Given data:
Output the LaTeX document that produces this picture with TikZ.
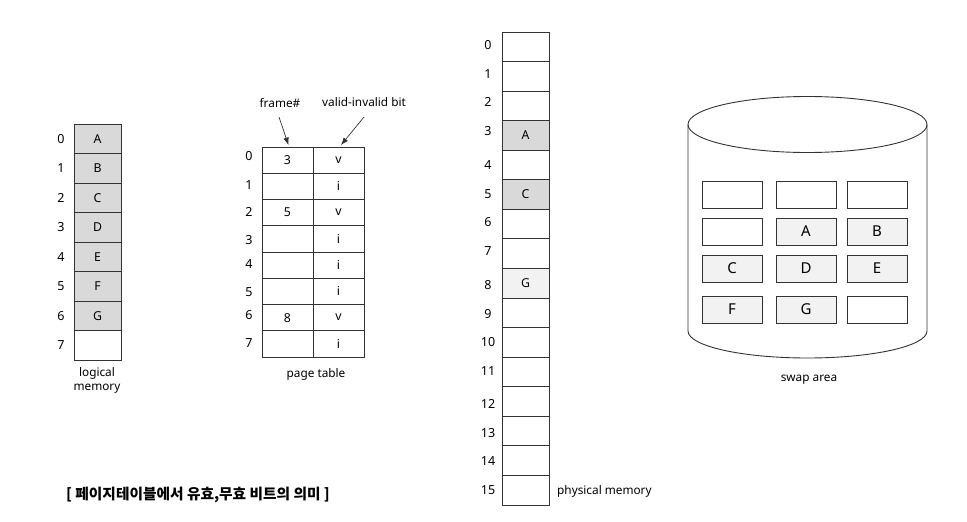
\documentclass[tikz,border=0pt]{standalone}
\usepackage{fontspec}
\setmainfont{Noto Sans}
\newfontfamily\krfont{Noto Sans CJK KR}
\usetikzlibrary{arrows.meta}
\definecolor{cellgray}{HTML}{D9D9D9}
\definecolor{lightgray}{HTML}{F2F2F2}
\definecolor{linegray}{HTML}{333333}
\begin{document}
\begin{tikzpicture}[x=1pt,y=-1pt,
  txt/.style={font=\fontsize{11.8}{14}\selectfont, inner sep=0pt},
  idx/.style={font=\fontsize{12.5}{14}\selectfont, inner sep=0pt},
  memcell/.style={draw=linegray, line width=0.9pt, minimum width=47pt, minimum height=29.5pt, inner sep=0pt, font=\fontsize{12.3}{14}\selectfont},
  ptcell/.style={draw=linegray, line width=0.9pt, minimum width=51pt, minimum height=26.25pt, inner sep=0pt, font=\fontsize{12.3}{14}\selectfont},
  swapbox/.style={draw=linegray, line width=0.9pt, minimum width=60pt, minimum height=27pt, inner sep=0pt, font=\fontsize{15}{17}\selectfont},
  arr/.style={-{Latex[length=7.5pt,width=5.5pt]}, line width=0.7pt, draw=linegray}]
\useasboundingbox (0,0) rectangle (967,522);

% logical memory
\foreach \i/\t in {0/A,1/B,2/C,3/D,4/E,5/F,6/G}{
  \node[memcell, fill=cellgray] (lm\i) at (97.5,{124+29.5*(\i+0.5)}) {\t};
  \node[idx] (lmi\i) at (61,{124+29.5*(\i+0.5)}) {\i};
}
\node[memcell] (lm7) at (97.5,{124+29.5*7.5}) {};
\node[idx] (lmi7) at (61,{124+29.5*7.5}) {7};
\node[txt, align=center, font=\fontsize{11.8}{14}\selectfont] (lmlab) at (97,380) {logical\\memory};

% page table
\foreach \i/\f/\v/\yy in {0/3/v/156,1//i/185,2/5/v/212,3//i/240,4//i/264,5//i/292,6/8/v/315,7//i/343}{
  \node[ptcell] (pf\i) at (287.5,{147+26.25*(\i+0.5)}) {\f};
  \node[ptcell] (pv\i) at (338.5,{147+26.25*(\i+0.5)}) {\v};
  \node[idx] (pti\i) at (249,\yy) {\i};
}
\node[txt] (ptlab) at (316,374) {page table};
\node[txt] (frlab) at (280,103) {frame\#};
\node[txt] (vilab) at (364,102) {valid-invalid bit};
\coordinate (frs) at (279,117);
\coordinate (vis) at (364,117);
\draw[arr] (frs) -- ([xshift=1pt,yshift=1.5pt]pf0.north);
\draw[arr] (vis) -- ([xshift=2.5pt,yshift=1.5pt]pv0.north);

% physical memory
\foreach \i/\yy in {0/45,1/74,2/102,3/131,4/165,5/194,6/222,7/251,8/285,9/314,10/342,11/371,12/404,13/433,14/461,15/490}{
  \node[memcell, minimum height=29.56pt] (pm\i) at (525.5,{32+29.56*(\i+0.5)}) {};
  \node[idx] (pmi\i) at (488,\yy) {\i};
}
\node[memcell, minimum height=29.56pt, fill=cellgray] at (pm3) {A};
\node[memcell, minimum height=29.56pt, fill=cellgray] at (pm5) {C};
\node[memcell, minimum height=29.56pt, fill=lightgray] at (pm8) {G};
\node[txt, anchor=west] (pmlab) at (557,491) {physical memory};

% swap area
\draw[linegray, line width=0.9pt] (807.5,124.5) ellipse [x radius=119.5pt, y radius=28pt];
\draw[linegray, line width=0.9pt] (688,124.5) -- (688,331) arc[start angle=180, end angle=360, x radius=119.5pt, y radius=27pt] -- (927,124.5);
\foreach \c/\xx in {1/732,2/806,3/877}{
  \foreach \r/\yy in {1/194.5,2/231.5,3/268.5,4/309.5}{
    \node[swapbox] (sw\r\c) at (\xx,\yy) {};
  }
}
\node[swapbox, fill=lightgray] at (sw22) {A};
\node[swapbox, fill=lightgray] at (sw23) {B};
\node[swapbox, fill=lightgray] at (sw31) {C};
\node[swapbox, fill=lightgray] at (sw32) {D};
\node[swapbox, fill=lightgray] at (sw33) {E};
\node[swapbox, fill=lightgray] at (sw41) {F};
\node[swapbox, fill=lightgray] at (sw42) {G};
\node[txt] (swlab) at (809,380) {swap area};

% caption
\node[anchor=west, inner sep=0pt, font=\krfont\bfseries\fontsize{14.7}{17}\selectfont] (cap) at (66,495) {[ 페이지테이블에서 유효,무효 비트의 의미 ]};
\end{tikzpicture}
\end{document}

Required work: Reproduce the material above in full and without alteration, but skip all pictures.

Reply to the task:
Output the LaTeX document that produces this picture with TikZ.
\documentclass[tikz,border=0pt]{standalone}
\usepackage{fontspec}
\setmainfont{Noto Sans}
\newfontfamily\krfont{Noto Sans CJK KR}
\usetikzlibrary{arrows.meta}
\definecolor{cellgray}{HTML}{D9D9D9}
\definecolor{lightgray}{HTML}{F2F2F2}
\definecolor{linegray}{HTML}{333333}
\begin{document}
\begin{tikzpicture}[x=1pt,y=-1pt,
  txt/.style={font=\fontsize{11.8}{14}\selectfont, inner sep=0pt},
  idx/.style={font=\fontsize{12.5}{14}\selectfont, inner sep=0pt},
  memcell/.style={draw=linegray, line width=0.9pt, minimum width=47pt, minimum height=29.5pt, inner sep=0pt, font=\fontsize{12.3}{14}\selectfont},
  ptcell/.style={draw=linegray, line width=0.9pt, minimum width=51pt, minimum height=26.25pt, inner sep=0pt, font=\fontsize{12.3}{14}\selectfont},
  swapbox/.style={draw=linegray, line width=0.9pt, minimum width=60pt, minimum height=27pt, inner sep=0pt, font=\fontsize{15}{17}\selectfont},
  arr/.style={-{Latex[length=7.5pt,width=5.5pt]}, line width=0.7pt, draw=linegray}]
\useasboundingbox (0,0) rectangle (967,522);

% logical memory
\foreach \i/\t in {0/A,1/B,2/C,3/D,4/E,5/F,6/G}{
  \node[memcell, fill=cellgray] (lm\i) at (97.5,{124+29.5*(\i+0.5)}) {\t};
  \node[idx] (lmi\i) at (61,{124+29.5*(\i+0.5)}) {\i};
}
\node[memcell] (lm7) at (97.5,{124+29.5*7.5}) {};
\node[idx] (lmi7) at (61,{124+29.5*7.5}) {7};
\node[txt, align=center, font=\fontsize{11.8}{14}\selectfont] (lmlab) at (97,380) {logical\\memory};

% page table
\foreach \i/\f/\v/\yy in {0/3/v/156,1//i/185,2/5/v/212,3//i/240,4//i/264,5//i/292,6/8/v/315,7//i/343}{
  \node[ptcell] (pf\i) at (287.5,{147+26.25*(\i+0.5)}) {\f};
  \node[ptcell] (pv\i) at (338.5,{147+26.25*(\i+0.5)}) {\v};
  \node[idx] (pti\i) at (249,\yy) {\i};
}
\node[txt] (ptlab) at (316,374) {page table};
\node[txt] (frlab) at (280,103) {frame\#};
\node[txt] (vilab) at (364,102) {valid-invalid bit};
\coordinate (frs) at (279,117);
\coordinate (vis) at (364,117);
\draw[arr] (frs) -- ([xshift=1pt,yshift=1.5pt]pf0.north);
\draw[arr] (vis) -- ([xshift=2.5pt,yshift=1.5pt]pv0.north);

% physical memory
\foreach \i/\yy in {0/45,1/74,2/102,3/131,4/165,5/194,6/222,7/251,8/285,9/314,10/342,11/371,12/404,13/433,14/461,15/490}{
  \node[memcell, minimum height=29.56pt] (pm\i) at (525.5,{32+29.56*(\i+0.5)}) {};
  \node[idx] (pmi\i) at (488,\yy) {\i};
}
\node[memcell, minimum height=29.56pt, fill=cellgray] at (pm3) {A};
\node[memcell, minimum height=29.56pt, fill=cellgray] at (pm5) {C};
\node[memcell, minimum height=29.56pt, fill=lightgray] at (pm8) {G};
\node[txt, anchor=west] (pmlab) at (557,491) {physical memory};

% swap area
\draw[linegray, line width=0.9pt] (807.5,124.5) ellipse [x radius=119.5pt, y radius=28pt];
\draw[linegray, line width=0.9pt] (688,124.5) -- (688,331) arc[start angle=180, end angle=360, x radius=119.5pt, y radius=27pt] -- (927,124.5);
\foreach \c/\xx in {1/732,2/806,3/877}{
  \foreach \r/\yy in {1/194.5,2/231.5,3/268.5,4/309.5}{
    \node[swapbox] (sw\r\c) at (\xx,\yy) {};
  }
}
\node[swapbox, fill=lightgray] at (sw22) {A};
\node[swapbox, fill=lightgray] at (sw23) {B};
\node[swapbox, fill=lightgray] at (sw31) {C};
\node[swapbox, fill=lightgray] at (sw32) {D};
\node[swapbox, fill=lightgray] at (sw33) {E};
\node[swapbox, fill=lightgray] at (sw41) {F};
\node[swapbox, fill=lightgray] at (sw42) {G};
\node[txt] (swlab) at (809,380) {swap area};

% caption
\node[anchor=west, inner sep=0pt, font=\krfont\bfseries\fontsize{14.7}{17}\selectfont] (cap) at (66,495) {[ 페이지테이블에서 유효,무효 비트의 의미 ]};
\end{tikzpicture}
\end{document}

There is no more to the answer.